WHAT IS EXPECTED:
Omit any picture, and return the remaining data exactly as written.

SOURCE MATERIAL:
####################
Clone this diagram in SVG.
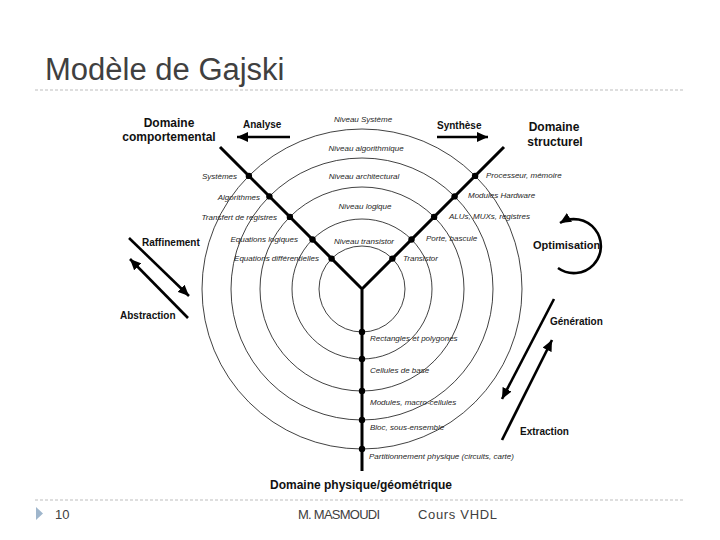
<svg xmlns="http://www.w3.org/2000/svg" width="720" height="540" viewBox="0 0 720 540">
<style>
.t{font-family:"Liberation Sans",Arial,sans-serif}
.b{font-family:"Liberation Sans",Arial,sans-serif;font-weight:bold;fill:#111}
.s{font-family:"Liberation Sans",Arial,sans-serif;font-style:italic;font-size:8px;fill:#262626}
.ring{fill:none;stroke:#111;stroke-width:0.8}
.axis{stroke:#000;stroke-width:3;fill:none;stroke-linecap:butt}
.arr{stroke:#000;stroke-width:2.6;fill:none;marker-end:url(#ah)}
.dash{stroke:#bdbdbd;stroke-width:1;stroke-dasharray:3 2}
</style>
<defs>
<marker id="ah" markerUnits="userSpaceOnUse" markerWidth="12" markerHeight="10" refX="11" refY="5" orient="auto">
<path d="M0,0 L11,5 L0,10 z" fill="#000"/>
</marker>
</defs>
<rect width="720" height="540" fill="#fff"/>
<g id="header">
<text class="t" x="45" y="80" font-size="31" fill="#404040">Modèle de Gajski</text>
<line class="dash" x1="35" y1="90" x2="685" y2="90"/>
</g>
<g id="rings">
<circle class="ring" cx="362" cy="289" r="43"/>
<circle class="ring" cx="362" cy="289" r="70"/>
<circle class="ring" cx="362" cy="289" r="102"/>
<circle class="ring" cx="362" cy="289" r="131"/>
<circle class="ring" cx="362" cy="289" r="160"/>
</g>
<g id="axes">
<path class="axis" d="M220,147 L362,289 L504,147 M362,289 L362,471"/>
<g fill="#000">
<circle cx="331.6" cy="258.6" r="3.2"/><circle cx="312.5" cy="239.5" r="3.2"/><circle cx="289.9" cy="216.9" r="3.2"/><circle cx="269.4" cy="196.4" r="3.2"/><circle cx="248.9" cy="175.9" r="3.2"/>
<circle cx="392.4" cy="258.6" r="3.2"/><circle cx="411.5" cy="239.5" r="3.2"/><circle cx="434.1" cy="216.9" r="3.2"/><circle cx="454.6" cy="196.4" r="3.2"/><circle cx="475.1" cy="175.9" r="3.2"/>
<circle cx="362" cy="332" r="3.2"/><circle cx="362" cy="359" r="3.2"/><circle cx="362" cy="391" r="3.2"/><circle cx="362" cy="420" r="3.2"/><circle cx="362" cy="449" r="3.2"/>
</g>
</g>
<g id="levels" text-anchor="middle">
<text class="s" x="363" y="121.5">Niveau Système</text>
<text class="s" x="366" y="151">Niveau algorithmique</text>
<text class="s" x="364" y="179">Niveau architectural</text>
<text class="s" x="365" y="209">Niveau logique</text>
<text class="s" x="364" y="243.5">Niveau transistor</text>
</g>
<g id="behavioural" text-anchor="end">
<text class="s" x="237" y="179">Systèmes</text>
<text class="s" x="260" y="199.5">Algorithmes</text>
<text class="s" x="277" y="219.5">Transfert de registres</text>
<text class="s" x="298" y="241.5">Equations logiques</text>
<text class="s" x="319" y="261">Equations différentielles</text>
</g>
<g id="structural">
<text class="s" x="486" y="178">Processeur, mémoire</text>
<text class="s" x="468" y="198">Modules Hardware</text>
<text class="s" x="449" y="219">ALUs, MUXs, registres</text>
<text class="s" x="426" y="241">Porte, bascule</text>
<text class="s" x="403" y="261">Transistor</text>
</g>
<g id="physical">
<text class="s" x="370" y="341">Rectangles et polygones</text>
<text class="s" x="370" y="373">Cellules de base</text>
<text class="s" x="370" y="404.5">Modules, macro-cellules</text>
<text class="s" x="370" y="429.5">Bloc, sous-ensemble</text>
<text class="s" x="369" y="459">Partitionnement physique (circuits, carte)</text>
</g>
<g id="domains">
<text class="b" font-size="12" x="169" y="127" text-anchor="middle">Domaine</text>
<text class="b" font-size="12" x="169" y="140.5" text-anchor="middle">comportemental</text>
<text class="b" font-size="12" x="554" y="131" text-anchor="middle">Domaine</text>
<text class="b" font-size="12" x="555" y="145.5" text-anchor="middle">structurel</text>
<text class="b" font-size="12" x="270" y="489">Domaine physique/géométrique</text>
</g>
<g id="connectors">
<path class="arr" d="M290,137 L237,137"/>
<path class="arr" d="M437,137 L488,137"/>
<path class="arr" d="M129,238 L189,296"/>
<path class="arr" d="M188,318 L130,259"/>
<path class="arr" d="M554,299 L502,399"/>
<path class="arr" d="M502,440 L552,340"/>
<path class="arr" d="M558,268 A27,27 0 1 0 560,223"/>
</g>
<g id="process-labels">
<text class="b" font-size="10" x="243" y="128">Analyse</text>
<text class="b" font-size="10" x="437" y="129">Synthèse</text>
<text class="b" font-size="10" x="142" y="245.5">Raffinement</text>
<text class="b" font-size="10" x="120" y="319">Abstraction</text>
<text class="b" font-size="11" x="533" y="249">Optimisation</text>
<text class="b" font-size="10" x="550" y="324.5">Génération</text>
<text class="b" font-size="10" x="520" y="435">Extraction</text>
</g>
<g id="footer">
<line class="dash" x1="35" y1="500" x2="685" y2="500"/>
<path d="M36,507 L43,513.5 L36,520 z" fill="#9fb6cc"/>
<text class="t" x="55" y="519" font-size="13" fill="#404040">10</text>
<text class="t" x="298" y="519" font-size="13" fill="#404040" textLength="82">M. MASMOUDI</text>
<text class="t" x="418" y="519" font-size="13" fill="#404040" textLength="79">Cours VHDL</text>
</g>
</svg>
####################
RESULT BELOW:
Clone this diagram in SVG.
<svg xmlns="http://www.w3.org/2000/svg" width="720" height="540" viewBox="0 0 720 540">
<style>
.t{font-family:"Liberation Sans",Arial,sans-serif}
.b{font-family:"Liberation Sans",Arial,sans-serif;font-weight:bold;fill:#111}
.s{font-family:"Liberation Sans",Arial,sans-serif;font-style:italic;font-size:8px;fill:#262626}
.ring{fill:none;stroke:#111;stroke-width:0.8}
.axis{stroke:#000;stroke-width:3;fill:none;stroke-linecap:butt}
.arr{stroke:#000;stroke-width:2.6;fill:none;marker-end:url(#ah)}
.dash{stroke:#bdbdbd;stroke-width:1;stroke-dasharray:3 2}
</style>
<defs>
<marker id="ah" markerUnits="userSpaceOnUse" markerWidth="12" markerHeight="10" refX="11" refY="5" orient="auto">
<path d="M0,0 L11,5 L0,10 z" fill="#000"/>
</marker>
</defs>
<rect width="720" height="540" fill="#fff"/>
<g id="header">
<text class="t" x="45" y="80" font-size="31" fill="#404040">Modèle de Gajski</text>
<line class="dash" x1="35" y1="90" x2="685" y2="90"/>
</g>
<g id="rings">
<circle class="ring" cx="362" cy="289" r="43"/>
<circle class="ring" cx="362" cy="289" r="70"/>
<circle class="ring" cx="362" cy="289" r="102"/>
<circle class="ring" cx="362" cy="289" r="131"/>
<circle class="ring" cx="362" cy="289" r="160"/>
</g>
<g id="axes">
<path class="axis" d="M220,147 L362,289 L504,147 M362,289 L362,471"/>
<g fill="#000">
<circle cx="331.6" cy="258.6" r="3.2"/><circle cx="312.5" cy="239.5" r="3.2"/><circle cx="289.9" cy="216.9" r="3.2"/><circle cx="269.4" cy="196.4" r="3.2"/><circle cx="248.9" cy="175.9" r="3.2"/>
<circle cx="392.4" cy="258.6" r="3.2"/><circle cx="411.5" cy="239.5" r="3.2"/><circle cx="434.1" cy="216.9" r="3.2"/><circle cx="454.6" cy="196.4" r="3.2"/><circle cx="475.1" cy="175.9" r="3.2"/>
<circle cx="362" cy="332" r="3.2"/><circle cx="362" cy="359" r="3.2"/><circle cx="362" cy="391" r="3.2"/><circle cx="362" cy="420" r="3.2"/><circle cx="362" cy="449" r="3.2"/>
</g>
</g>
<g id="levels" text-anchor="middle">
<text class="s" x="363" y="121.5">Niveau Système</text>
<text class="s" x="366" y="151">Niveau algorithmique</text>
<text class="s" x="364" y="179">Niveau architectural</text>
<text class="s" x="365" y="209">Niveau logique</text>
<text class="s" x="364" y="243.5">Niveau transistor</text>
</g>
<g id="behavioural" text-anchor="end">
<text class="s" x="237" y="179">Systèmes</text>
<text class="s" x="260" y="199.5">Algorithmes</text>
<text class="s" x="277" y="219.5">Transfert de registres</text>
<text class="s" x="298" y="241.5">Equations logiques</text>
<text class="s" x="319" y="261">Equations différentielles</text>
</g>
<g id="structural">
<text class="s" x="486" y="178">Processeur, mémoire</text>
<text class="s" x="468" y="198">Modules Hardware</text>
<text class="s" x="449" y="219">ALUs, MUXs, registres</text>
<text class="s" x="426" y="241">Porte, bascule</text>
<text class="s" x="403" y="261">Transistor</text>
</g>
<g id="physical">
<text class="s" x="370" y="341">Rectangles et polygones</text>
<text class="s" x="370" y="373">Cellules de base</text>
<text class="s" x="370" y="404.5">Modules, macro-cellules</text>
<text class="s" x="370" y="429.5">Bloc, sous-ensemble</text>
<text class="s" x="369" y="459">Partitionnement physique (circuits, carte)</text>
</g>
<g id="domains">
<text class="b" font-size="12" x="169" y="127" text-anchor="middle">Domaine</text>
<text class="b" font-size="12" x="169" y="140.5" text-anchor="middle">comportemental</text>
<text class="b" font-size="12" x="554" y="131" text-anchor="middle">Domaine</text>
<text class="b" font-size="12" x="555" y="145.5" text-anchor="middle">structurel</text>
<text class="b" font-size="12" x="270" y="489">Domaine physique/géométrique</text>
</g>
<g id="connectors">
<path class="arr" d="M290,137 L237,137"/>
<path class="arr" d="M437,137 L488,137"/>
<path class="arr" d="M129,238 L189,296"/>
<path class="arr" d="M188,318 L130,259"/>
<path class="arr" d="M554,299 L502,399"/>
<path class="arr" d="M502,440 L552,340"/>
<path class="arr" d="M558,268 A27,27 0 1 0 560,223"/>
</g>
<g id="process-labels">
<text class="b" font-size="10" x="243" y="128">Analyse</text>
<text class="b" font-size="10" x="437" y="129">Synthèse</text>
<text class="b" font-size="10" x="142" y="245.5">Raffinement</text>
<text class="b" font-size="10" x="120" y="319">Abstraction</text>
<text class="b" font-size="11" x="533" y="249">Optimisation</text>
<text class="b" font-size="10" x="550" y="324.5">Génération</text>
<text class="b" font-size="10" x="520" y="435">Extraction</text>
</g>
<g id="footer">
<line class="dash" x1="35" y1="500" x2="685" y2="500"/>
<path d="M36,507 L43,513.5 L36,520 z" fill="#9fb6cc"/>
<text class="t" x="55" y="519" font-size="13" fill="#404040">10</text>
<text class="t" x="298" y="519" font-size="13" fill="#404040" textLength="82">M. MASMOUDI</text>
<text class="t" x="418" y="519" font-size="13" fill="#404040" textLength="79">Cours VHDL</text>
</g>
</svg>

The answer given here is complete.